Strong quake shakes East Africa

A strong earthquake has jolted Africa’s Great Lakes region, killing at least one person in Congo’s remote east and rattling regional capitals.

Offices in Nairobi were evacuated as the quake shook buildings

The US Geological Survey (USGS) reported that a 6.8-magnitude quake struck near the town of Kalemie in the Democratic Republic of Congo at 1219 GMT on Monday, 975km southwest of the Kenyan capital Nairobi.

 

Besides Kenya and Congo, tremors were also felt in Burundi, Rwanda and Tanzania, impoverished countries connected by a string of lakes and mountains, many of them active volcanoes.

 

Residents of Kalemie, an eastern Congolese town on the shores of Lake Tanganyika with a population of 200,000, reported at least one death and several injuries and said mud-brick houses had collapsed in poor neighbourhoods.

 

Fidel Muteba, community leader in Kalemie, said: “A child died when the house he was in collapsed during the earthquake. Several other people have broken limbs and are in hospital. We’ll see in the hours that come if more come to hospitals.”

 

It was the first fatal seismic event in the region since 2002 when Africa’s deadliest eruption in 25 years swept away thousands of homes and killed 25 people after the 3469m Mount Nyiragongo exploded near the town of Goma in eastern Congo.

 

Buildings evacuated

 

Hundreds of people fled office buildings in the centre of Nairobi on Monday after the tremors and the streets were clogged with people trying to drive away from the city centre.

 

Tabitha Nyambati, an office worker, said:

 

“People came running down, scared, because you don’t know what it is. You’re moving this way and that.”

 

Peter Ragula, 37, a salesman, said: “We actually saw the building shaking and seats moving in the building.

 

“People were saying they were dying … I thought I was sick at first, I thought I was very dizzy, but I realised seats were moving and I realised there must have been a problem.”

 

Tremors in Tanzania

 

Officials in Tanzania said the tremor was felt there but that they had received no reports of any injuries.

 

Abdalah Mssika, regional police commander for the Shinyanga region bordering Lake Victoria, said: “We felt a tremor at about 3.20pm, but that is all we’ve had.

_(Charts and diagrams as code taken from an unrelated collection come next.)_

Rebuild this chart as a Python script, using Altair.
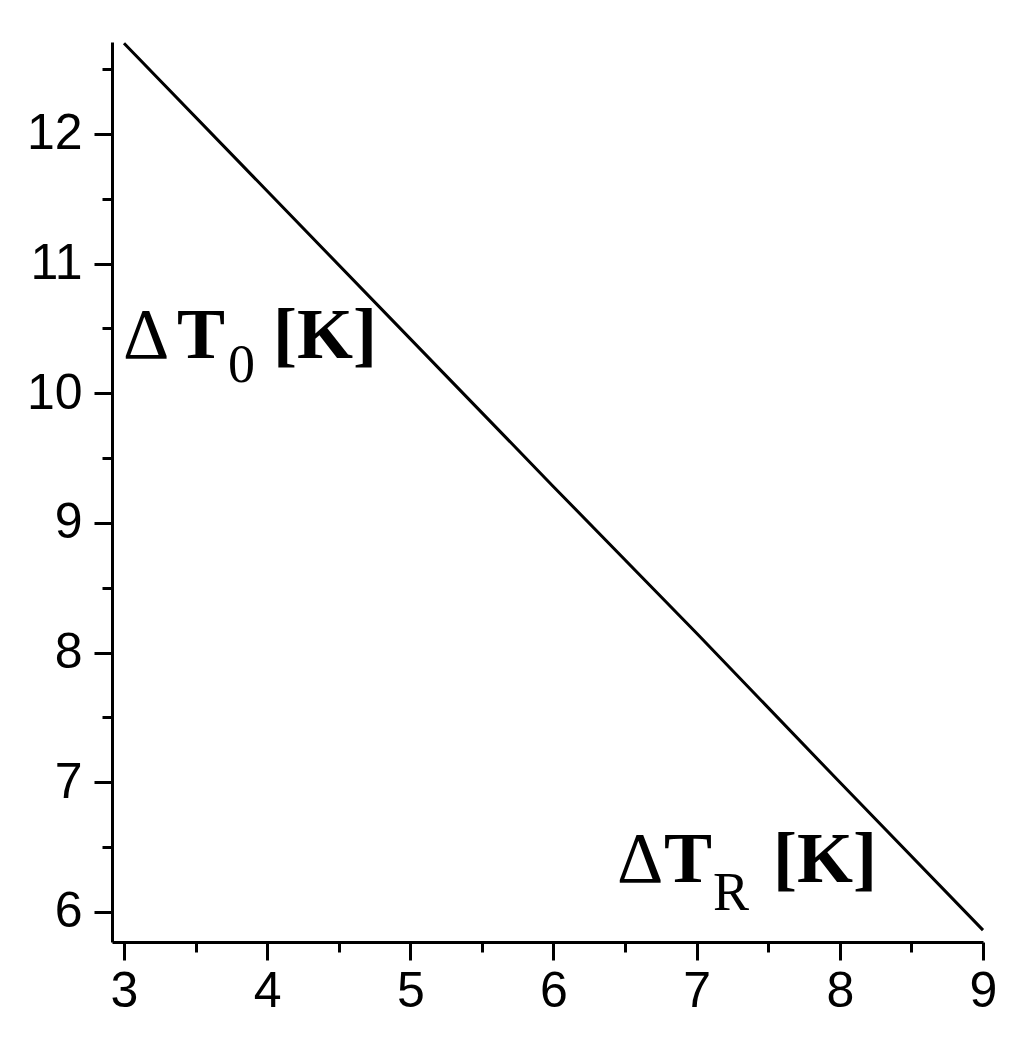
import altair as alt
import pandas as pd

# line data
dT_R = [3, 4, 5, 6, 7, 8, 9]
dT_0 = [12.70, 11.56, 10.42, 9.28, 8.15, 7.00, 5.86]

# tick values
x_ticks = [3, 3.5, 4, 4.5, 5, 5.5, 6, 6.5, 7, 7.5, 8, 8.5, 9]
y_ticks = [6, 6.5, 7, 7.5, 8, 8.5, 9, 9.5, 10, 10.5, 11, 11.5, 12, 12.5]

# annotation pieces (data coordinates)
delta_text = ["Δ", "Δ"]
delta_x = [2.993, 6.443]
delta_y = [10.2725, 6.2315]
main_text = ["T", "[K]", "T", "[K]"]
main_x = [3.370, 4.041, 6.772, 7.533]
main_y = [10.2725, 10.2725, 6.2315, 6.2315]
sub_text = ["0", "R"]
sub_x = [3.7264, 7.114]
sub_y = [10.0875, 6.0156]

X_DOMAIN = [2.9162, 9.0]
Y_DOMAIN = [5.7686, 12.7095]

TICK_FONT = "'Liberation Sans Narrow', 'Liberation Sans', sans-serif"
SERIF = "'Liberation Serif', serif"

line_df = pd.DataFrame({"x": dT_R, "y": dT_0})
delta_df = pd.DataFrame({"t": delta_text, "x": delta_x, "y": delta_y})
main_df = pd.DataFrame({"t": main_text, "x": main_x, "y": main_y})
sub_df = pd.DataFrame({"t": sub_text, "x": sub_x, "y": sub_y})

minor_test = "datum.value % 1 != 0"


def make_axis(pad):
    return alt.Axis(
        labelExpr="datum.value % 1 ? '' : format(datum.value, 'd')",
        tickSize={"condition": {"test": minor_test, "value": 10}, "value": 18},
        tickWidth=3,
        tickColor="black",
        domainWidth=3,
        domainColor="black",
        labelFont=TICK_FONT,
        labelFontSize=50,
        labelColor="black",
        labelPadding=pad,
        labelOverlap=False,
        labelFlush=False,
        grid=False,
        title=None,
    )


x_axis = make_axis(6)
x_axis["values"] = x_ticks
y_axis = make_axis(12)
y_axis["values"] = y_ticks

xs = alt.Scale(domain=X_DOMAIN, nice=False, zero=False)
ys = alt.Scale(domain=Y_DOMAIN, nice=False, zero=False)

line = alt.Chart(line_df).mark_line(color="black", strokeWidth=3).encode(
    x=alt.X("x:Q", scale=xs, axis=x_axis),
    y=alt.Y("y:Q", scale=ys, axis=y_axis),
)

delta_lbl = alt.Chart(delta_df).mark_text(
    font=SERIF, fontSize=72, color="black",
    align="left", baseline="alphabetic",
).encode(x=alt.X("x:Q", scale=xs), y=alt.Y("y:Q", scale=ys), text="t:N")

main_lbl = alt.Chart(main_df).mark_text(
    font=SERIF, fontSize=72, fontWeight="bold", color="black",
    align="left", baseline="alphabetic",
).encode(x=alt.X("x:Q", scale=xs), y=alt.Y("y:Q", scale=ys), text="t:N")

sub_lbl = alt.Chart(sub_df).mark_text(
    font=SERIF, fontSize=54, color="black",
    align="left", baseline="alphabetic",
).encode(x=alt.X("x:Q", scale=xs), y=alt.Y("y:Q", scale=ys), text="t:N")

chart = alt.layer(line, delta_lbl, main_lbl, sub_lbl).properties(
    width=871,
    height=900,
    autosize=alt.AutoSizeParams(type="none"),
    padding={"left": 104, "top": 34, "right": 26, "bottom": 100},
    background="white",
).configure_view(stroke=None)

chart.save("out.html", embed_options={"renderer": "svg", "actions": False})
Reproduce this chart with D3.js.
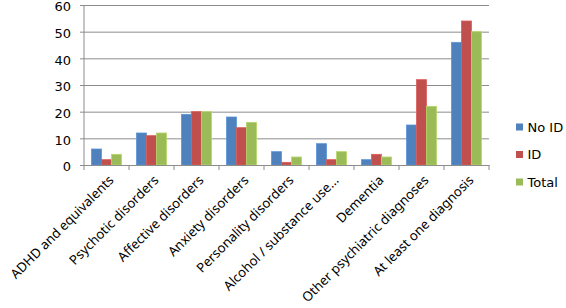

I have no reports on injuries or damages in my region.” 

 

“People were saying they were dying … I thought I was sick at first, I thought I was very dizzy, but I realised seats were moving and I realised there must have been a problem”

Peter Ragula,
salesman in Nairobi

The quake was also felt in Kigali, the Rwandan capital, and by residents in Burundi‘s capital of Bujumbura.

 

Simeon Nduwimana, a taxi driver in Bujumbura, said: “We felt the ground shake.” He said that the situation was now normal and he had not seen any damaged buildings.

 

In Kigali, Abdul Hamidou, who works in an internet cafe, said: “The desktop screens were moving, my chair was shaking making me feel dizzy, and all of a sudden I saw customers running out.”

 

Africa’s most active volcanoes are in the Rift Valley, which runs north to south for 5000km along the earth’s crust from northern Syria to central Mozambique.